§ What the exercise asks
Look at the data below and print exactly the lines from its first line through the line with "var FONT = 'Liberation"; the pictures stay out of the copy.

§ Data
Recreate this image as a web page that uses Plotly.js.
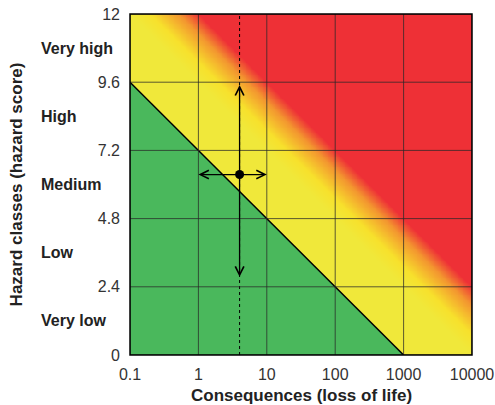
<!DOCTYPE html>
<html>
<head>
<meta charset="utf-8">
<script src="https://cdn.plot.ly/plotly-3.0.1.min.js"></script>
<style>html,body{margin:0;padding:0;background:#fff;}#chart{width:495px;height:405px;}</style>
</head>
<body>
<div id="chart"></div>
<script>
// ---- data ----
var xTickVals = [0.1, 1, 10, 100, 1000, 10000];
var xTickText = ['0.1', '1', '10', '100', '1000', '10000'];
var yTickVals = [0, 2.4, 4.8, 7.2, 9.6, 12];
var yTickText = ['0', '2.4', '4.8', '7.2', '9.6', '12'];
var classNames = ['Very low', 'Low', 'Medium', 'High', 'Very high'];
var xTitle = 'Consequences (loss of life)';
var yTitle = 'Hazard classes (hazard score)';
var greenLineX = [0.1, 1000];
var greenLineY = [9.6, 0];
var pointX = 4;
var pointY = 6.35;
var arrowLeftX = 1, arrowRightX = 10;
var arrowUpY = 9.5, arrowDownY = 2.75;
// zone scores (score = hazard + 2.4*log10(consequences))
var baseScore = 9.6;
var brightScore = 10.3;
var orangeScore = 11.3;
var redScore = 12;
var slopePerDecade = 2.4;

var GREEN = '#4ab85c', YELLOW = '#f0e83a', BRIGHT = '#f7e12c', ORANGE = '#f3962f', RED = '#ee3036';
var FONT = 'Liberation Sans, Arial, sans-serif';

// background score field on a hidden linear (log10) axis
var gx = [], gy = [], gz = [];
for (var j = 0; j <= 200; j++) gx.push(-1 + j * 0.025);
for (var i = 0; i <= 200; i++) gy.push(i * 0.06);
for (var i2 = 0; i2 < gy.length; i2++) {
  var row = [];
  for (var j2 = 0; j2 < gx.length; j2++) row.push(gy[i2] + slopePerDecade * gx[j2]);
  gz.push(row);
}
var span = redScore - baseScore;
var heat = {
  type: 'heatmap', x: gx, y: gy, z: gz, xaxis: 'x', yaxis: 'y',
  zmin: baseScore, zmax: redScore, zsmooth: 'best', showscale: false, hoverinfo: 'skip',
  colorscale: [[0, YELLOW], [(brightScore - baseScore) / span, BRIGHT],
               [(orangeScore - baseScore) / span, ORANGE], [1, RED]]
};

var green = {
  type: 'scatter', mode: 'lines', xaxis: 'x2', yaxis: 'y',
  x: [greenLineX[0], greenLineX[0], greenLineX[1], greenLineX[0]],
  y: [0, greenLineY[0], greenLineY[1], 0],
  fill: 'toself', fillcolor: GREEN, line: {width: 0}, hoverinfo: 'skip'
};
var diag = {
  type: 'scatter', mode: 'lines', xaxis: 'x2', yaxis: 'y',
  x: greenLineX, y: greenLineY, line: {color: '#000', width: 1.5}, hoverinfo: 'skip'
};
var dotted = {
  type: 'scatter', mode: 'lines', xaxis: 'x2', yaxis: 'y',
  x: [pointX, pointX], y: [yTickVals[0], yTickVals[yTickVals.length - 1]],
  line: {color: '#000', width: 1, dash: 'dot'}, hoverinfo: 'skip'
};
var dot = {
  type: 'scatter', mode: 'markers', xaxis: 'x2', yaxis: 'y',
  x: [pointX], y: [pointY], marker: {color: '#000', size: 9}, hoverinfo: 'skip'
};

var shapes = [];
xTickVals.forEach(function (v) {
  shapes.push({type: 'line', xref: 'x2', yref: 'paper', x0: v, x1: v, y0: 0, y1: 1,
    line: {color: 'rgba(40,40,40,0.75)', width: 1}, layer: 'above'});
});
yTickVals.forEach(function (v) {
  shapes.push({type: 'line', xref: 'paper', yref: 'y', x0: 0, x1: 1, y0: v, y1: v,
    line: {color: 'rgba(40,40,40,0.75)', width: 1}, layer: 'above'});
});
shapes.push({type: 'rect', xref: 'paper', yref: 'paper', x0: 0, x1: 1, y0: 0, y1: 1,
  line: {color: '#000', width: 1.5}, layer: 'above'});

var L = Math.log10;
function arrow(x, y) {
  return {xref: 'x2', yref: 'y', axref: 'x2', ayref: 'y', x: L(x), y: y, ax: L(pointX), ay: pointY,
    text: '', showarrow: true, arrowhead: 5, arrowsize: 1.3, arrowwidth: 1.3, arrowcolor: '#000',
    standoff: 0, startstandoff: 0};
}
var annotations = [arrow(arrowLeftX, pointY), arrow(arrowRightX, pointY),
                   arrow(pointX, arrowUpY), arrow(pointX, arrowDownY)];
classNames.forEach(function (name, k) {
  annotations.push({xref: 'paper', yref: 'y', x: -0.265, xanchor: 'left',
    y: (yTickVals[k] + yTickVals[k + 1]) / 2, yanchor: 'middle', text: '<b>' + name + '</b>', showarrow: false,
    font: {family: FONT, size: 16, color: '#222'}});
});
// x-axis title
annotations.push({xref: 'paper', yref: 'paper', x: 0.5, y: 0, xanchor: 'center', yanchor: 'middle',
  yshift: -40, text: '<b>' + xTitle + '</b>', showarrow: false,
  font: {family: FONT, size: 17, color: '#222'}});

var layout = {
  width: 495, height: 405,
  margin: {l: 130, r: 23, t: 14, b: 50},
  paper_bgcolor: '#fff', plot_bgcolor: YELLOW,
  showlegend: false,
  xaxis: {type: 'linear', range: [-1, 4], visible: false, fixedrange: true},
  xaxis2: {type: 'log', overlaying: 'x', anchor: 'y', side: 'bottom', range: [-1, 4],
    tickvals: xTickVals, ticktext: xTickText, showgrid: false, zeroline: false,
    showline: false, ticks: '', ticklabelstandoff: 8,
    tickfont: {family: FONT, size: 16, color: '#333'}},
  yaxis: {range: [0, 12], tickvals: yTickVals, ticktext: yTickText, showgrid: false,
    zeroline: false, showline: false, ticks: '', ticklabelstandoff: 9,
    tickfont: {family: FONT, size: 16, color: '#333'},
    title: {text: '<b>' + yTitle + '</b>', standoff: 70,
      font: {family: FONT, size: 17, color: '#222'}}},
  shapes: shapes,
  annotations: annotations
};

Plotly.newPlot('chart', [heat, green, diag, dotted, dot], layout, {displayModeBar: false, staticPlot: true});
</script>
</body>
</html>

§ In response
Recreate this image as a web page that uses Plotly.js.
<!DOCTYPE html>
<html>
<head>
<meta charset="utf-8">
<script src="https://cdn.plot.ly/plotly-3.0.1.min.js"></script>
<style>html,body{margin:0;padding:0;background:#fff;}#chart{width:495px;height:405px;}</style>
</head>
<body>
<div id="chart"></div>
<script>
// ---- data ----
var xTickVals = [0.1, 1, 10, 100, 1000, 10000];
var xTickText = ['0.1', '1', '10', '100', '1000', '10000'];
var yTickVals = [0, 2.4, 4.8, 7.2, 9.6, 12];
var yTickText = ['0', '2.4', '4.8', '7.2', '9.6', '12'];
var classNames = ['Very low', 'Low', 'Medium', 'High', 'Very high'];
var xTitle = 'Consequences (loss of life)';
var yTitle = 'Hazard classes (hazard score)';
var greenLineX = [0.1, 1000];
var greenLineY = [9.6, 0];
var pointX = 4;
var pointY = 6.35;
var arrowLeftX = 1, arrowRightX = 10;
var arrowUpY = 9.5, arrowDownY = 2.75;
// zone scores (score = hazard + 2.4*log10(consequences))
var baseScore = 9.6;
var brightScore = 10.3;
var orangeScore = 11.3;
var redScore = 12;
var slopePerDecade = 2.4;

var GREEN = '#4ab85c', YELLOW = '#f0e83a', BRIGHT = '#f7e12c', ORANGE = '#f3962f', RED = '#ee3036';
var FONT = 'Liberation Sans, Arial, sans-serif';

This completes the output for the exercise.